The irony of the on-going occupation of Iraq by western forces is that the White House has been reduced to the fundamentalist’s “good war” rationale to justify remaining in Iraq: that is, the United States has a duty to remain to minimize fatalities until the Iraqi government is strong enough to defend itself and implement recovery.
The philosophical and moral tragedy that the occupation of Iraq now entails is that the Iraqi people can apply each of Grotius’ four criteria to their daily reality and find “just cause” for their struggle against the coalition troops and even against their “sovereign government.” And every Abu Ghraib, every “drive-by” shooting of unarmed Iraqis by fast-moving U.S. convoys trying to prevent road-side bombings (or to retaliate for U.S. troops killed in explosions) simply reinforces the Iraqi people’s perception that they have their own duty to oppose the occupation.
Senator McCain knows well what war entails – especially the kind of war being conducted in Iraq today. His endorsement of the surge tactic therefore seems less the result of a consideration of “just war” or “just cause” and more a practical calculation of the national and international politics involved. Should the “surge” not meet the pacification objectives set by the administration, McCain might be able to attribute the failure to continued faulty execution of the war plan, an inept and corrupt Iraqi government, or some such combination.
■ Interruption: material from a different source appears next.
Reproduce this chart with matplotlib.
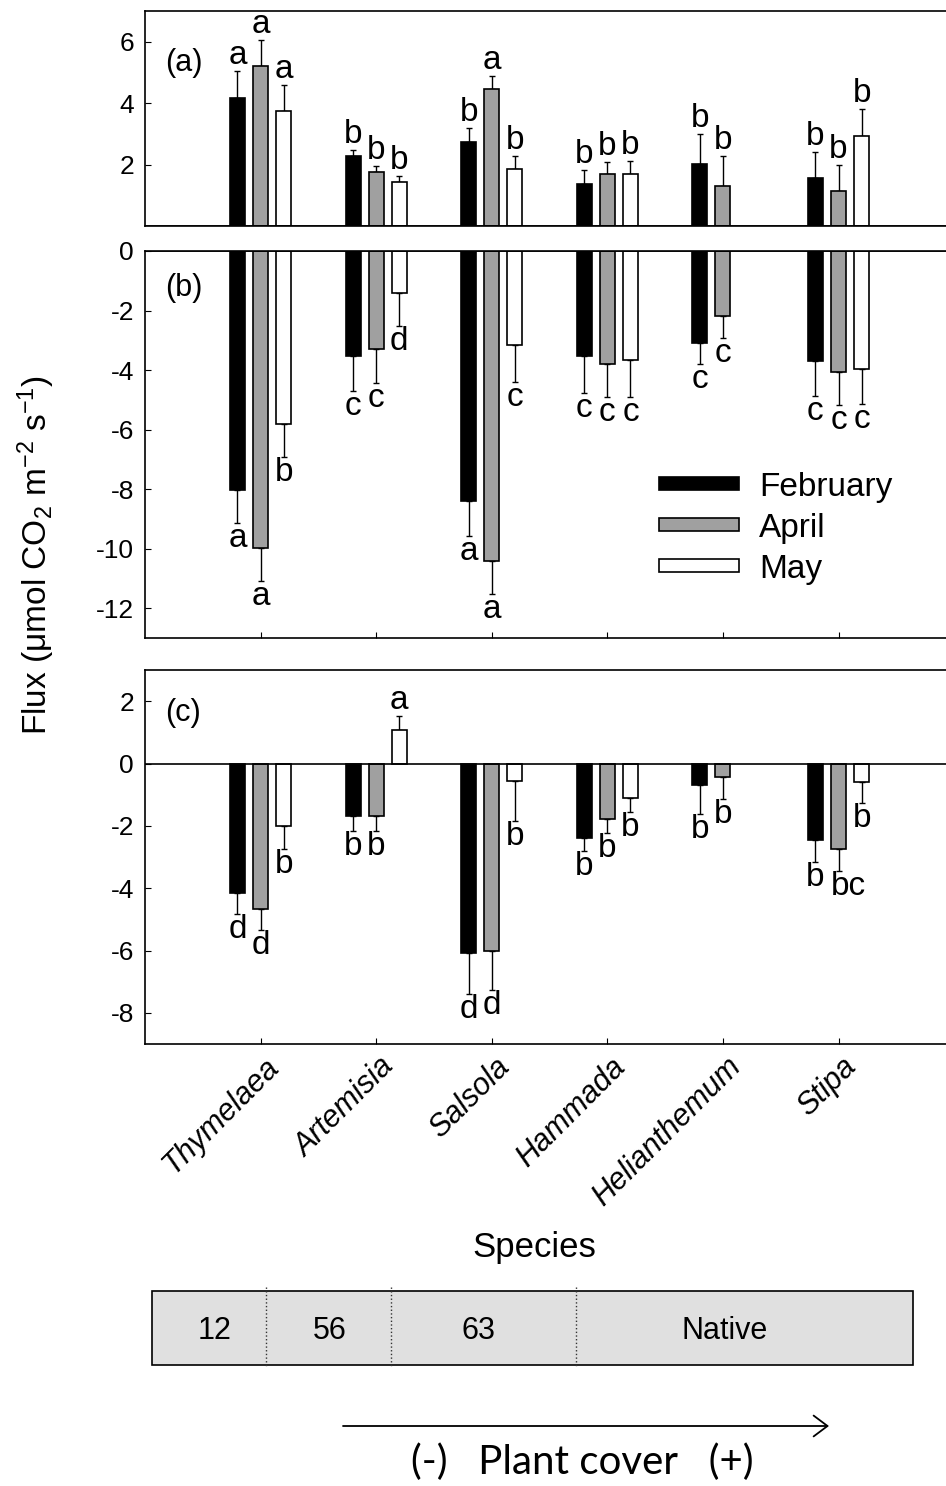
import numpy as np
import matplotlib
matplotlib.use('Agg')
import matplotlib.pyplot as plt
from matplotlib.transforms import ScaledTranslation

plt.rcParams['font.family'] = ['Liberation Sans', 'DejaVu Sans']
plt.rcParams['mathtext.fontset'] = 'custom'
plt.rcParams['mathtext.rm'] = 'Liberation Sans'
plt.rcParams['mathtext.default'] = 'regular'

nan = np.nan

species = ['Thymelaea', 'Artemisia', 'Salsola', 'Hammada', 'Helianthemum', 'Stipa']
months = ['February', 'April', 'May']

# panel (a)
a_feb = [4.18, 2.29, 2.75, 1.38, 2.01, 1.55]
a_feb_se = [0.87, 0.20, 0.44, 0.45, 0.98, 0.86]
a_apr = [5.20, 1.75, 4.47, 1.68, 1.30, 1.14]
a_apr_se = [0.87, 0.21, 0.41, 0.39, 0.99, 0.86]
a_may = [3.74, 1.43, 1.84, 1.68, nan, 2.94]
a_may_se = [0.86, 0.19, 0.44, 0.44, nan, 0.88]
a_letters = [['a', 'b', 'b', 'b', 'b', 'b'],
             ['a', 'b', 'a', 'b', 'b', 'b'],
             ['a', 'b', 'b', 'b', '', 'b']]

# panel (b)
b_feb = [-8.02, -3.52, -8.39, -3.54, -3.10, -3.69]
b_feb_se = [1.11, 1.17, 1.19, 1.24, 0.70, 1.17]
b_apr = [-9.99, -3.28, -10.41, -3.80, -2.19, -4.06]
b_apr_se = [1.09, 1.16, 1.11, 1.11, 0.72, 1.10]
b_may = [-5.80, -1.41, -3.17, -3.67, nan, -3.97]
b_may_se = [1.11, 1.11, 1.24, 1.24, nan, 1.16]
b_letters = [['a', 'c', 'a', 'c', 'c', 'c'],
             ['a', 'c', 'a', 'c', 'c', 'c'],
             ['b', 'd', 'c', 'c', '', 'c']]

# panel (c)
c_feb = [-4.14, -1.70, -6.09, -2.38, -0.68, -2.45]
c_feb_se = [0.70, 0.45, 1.29, 0.43, 0.93, 0.70]
c_apr = [-4.67, -1.70, -6.00, -1.78, -0.44, -2.74]
c_apr_se = [0.68, 0.45, 1.27, 0.46, 0.70, 0.70]
c_may = [-2.02, 1.06, -0.55, -1.11, nan, -0.58]
c_may_se = [0.71, 0.45, 1.31, 0.46, nan, 0.69]
c_letters = [['d', 'b', 'd', 'b', 'b', 'b'],
             ['d', 'b', 'd', 'b', 'b', 'bc'],
             ['b', 'a', 'b', 'b', '', 'b']]

# invasion classes shown under the species axis
cover_labels = ['12', '56', '63', 'Native']

colors = ['black', '#a0a0a0', 'white']

W, H = 946, 1486
fig = plt.figure(figsize=(W / 100, H / 100), dpi=100)


def frac(left, top, right, bottom):
    return [left / W, 1 - bottom / H, (right - left) / W, (bottom - top) / H]


ax_a = fig.add_axes(frac(145, 11, 946, 226))
ax_b = fig.add_axes(frac(145, 251, 946, 638))
ax_c = fig.add_axes(frac(145, 670, 946, 1044))

x = np.arange(1, len(species) + 1)
offsets = [-0.2, 0.0, 0.2]
width = 0.13


def draw_panel(ax, vals, errs, letters, tag, ylim, yticks, tag_y):
    for k in range(3):
        v = np.array(vals[k], dtype=float)
        e = np.array(errs[k], dtype=float)
        xs = x + offsets[k]
        ax.bar(xs, v, width, color=colors[k], edgecolor='black',
               linewidth=1.2, label=months[k], zorder=2)
        lo = np.where(v < 0, e, 0)
        hi = np.where(v >= 0, e, 0)
        ax.errorbar(xs, v, yerr=[lo, hi], fmt='none', ecolor='black',
                    elinewidth=1, capsize=2.5, capthick=1, zorder=1)
        for xi, vi, ei, lt in zip(xs, v, e, letters[k]):
            if not lt or np.isnan(vi):
                continue
            # two-letter groups start at the bar and run to the right
            ha, dx = ('left', -8) if len(lt) > 1 else ('center', 0)
            if vi >= 0:
                ax.annotate(lt, (xi, vi + ei), xytext=(dx, 0),
                            textcoords='offset pixels', ha=ha,
                            va='bottom', fontsize=24)
            else:
                ax.annotate(lt, (xi, vi - ei), xytext=(dx, 0),
                            textcoords='offset pixels', ha=ha,
                            va='top', fontsize=24)
    ax.set_xlim(0, 6.93)
    ax.set_ylim(*ylim)
    ax.set_yticks(yticks)
    ax.set_yticklabels([str(t) for t in yticks])
    ax.tick_params(axis='y', direction='in', length=4, labelsize=19, pad=8)
    ax.tick_params(axis='x', direction='in', length=4)
    ax.set_xticks(x)
    ax.set_xticklabels([])
    ax.spines['right'].set_visible(False)
    for s in ['left', 'top', 'bottom']:
        ax.spines[s].set_linewidth(1.2)
    ax.axhline(0, color='black', linewidth=1.2, zorder=3)
    ax.text(0.025, tag_y, tag, transform=ax.transAxes, fontsize=22,
            ha='left', va='center')


draw_panel(ax_a, [a_feb, a_apr, a_may], [a_feb_se, a_apr_se, a_may_se],
           a_letters, '(a)', (0, 7), [2, 4, 6], 0.76)
draw_panel(ax_b, [b_feb, b_apr, b_may], [b_feb_se, b_apr_se, b_may_se],
           b_letters, '(b)', (-13, 0), [0, -2, -4, -6, -8, -10, -12], 0.905)
draw_panel(ax_c, [c_feb, c_apr, c_may], [c_feb_se, c_apr_se, c_may_se],
           c_letters, '(c)', (-9, 3), [2, 0, -2, -4, -6, -8], 0.885)
ax_a.tick_params(axis='x', length=0)

# species labels under panel (c)
ax_c.tick_params(axis='x', pad=0)
ax_c.set_xticklabels(species, rotation=45, ha='right', va='top',
                     rotation_mode='anchor', fontsize=22, style='italic')
shift = ScaledTranslation(0.03, -0.08, fig.dpi_scale_trans)
for lab in ax_c.get_xticklabels():
    lab.set_transform(lab.get_transform() + shift)

leg = ax_b.legend(loc='upper left', bbox_to_anchor=(659 / W, 1 - 472 / H),
                  bbox_transform=fig.transFigure, frameon=False, fontsize=24,
                  handlelength=2.4, handleheight=0.22, handletextpad=0.6,
                  labelspacing=0.3, borderpad=0, borderaxespad=0)

fig.text(36 / W, 1 - 555 / H, 'Flux (μmol CO$_2$ m$^{-2}$ s$^{-1}$)',
         rotation=90, ha='center', va='center', fontsize=24)
fig.text(534 / W, 1 - 1248 / H, 'Species', ha='center', va='center',
         fontsize=25)

# plant cover box and arrow
ax_bot = fig.add_axes([0, 0, 1, 1], zorder=-1)
ax_bot.set_xlim(0, W)
ax_bot.set_ylim(H, 0)
ax_bot.axis('off')
ax_bot.add_patch(plt.Rectangle((152, 1291), 913 - 152, 1365 - 1291,
                               facecolor='#e0e0e0', edgecolor='black',
                               linewidth=1.2))
for xd in [266, 391, 576]:
    ax_bot.plot([xd, xd], [1287, 1367], color='#333333', linestyle=':',
                linewidth=1)
for xt, lab in zip([215, 330, 478, 725], cover_labels):
    ax_bot.text(xt, 1331, lab, ha='center', va='center', fontsize=22)

ax_bot.annotate('', xy=(829, 1426), xytext=(343, 1426),
                arrowprops=dict(arrowstyle='->, head_length=0.4, head_width=0.3',
                                lw=1.3, color='black', mutation_scale=25,
                                shrinkA=0, shrinkB=0))
ax_bot.text(582, 1462, '(-)   Plant cover   (+)', ha='center', va='center',
            fontsize=29, family=['Lato', 'DejaVu Sans'])

fig.savefig('out.png', dpi=100)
Whatever his choice, Senator McCain will still have to confront how and under what “benchmarks” would he as president conduct the U.S. withdrawal. Just as September 11 and al-Qaida had no chance of bringing about the demise of the United States – and any similar future endeavor will not do so – so too a withdrawal from Iraq without a “clear win” is possible without undermining the U.S. role in the world. What withdrawal under this scenario might do is bury the seemingly recurring tendency of U.S. administrations to act precipitously, unilaterally, and counterproductively with military power when crises loom. It might also bring us closer to the day when, in renouncing armed conflict, the nations of the world will permanently separate the two words, “just” and “war.”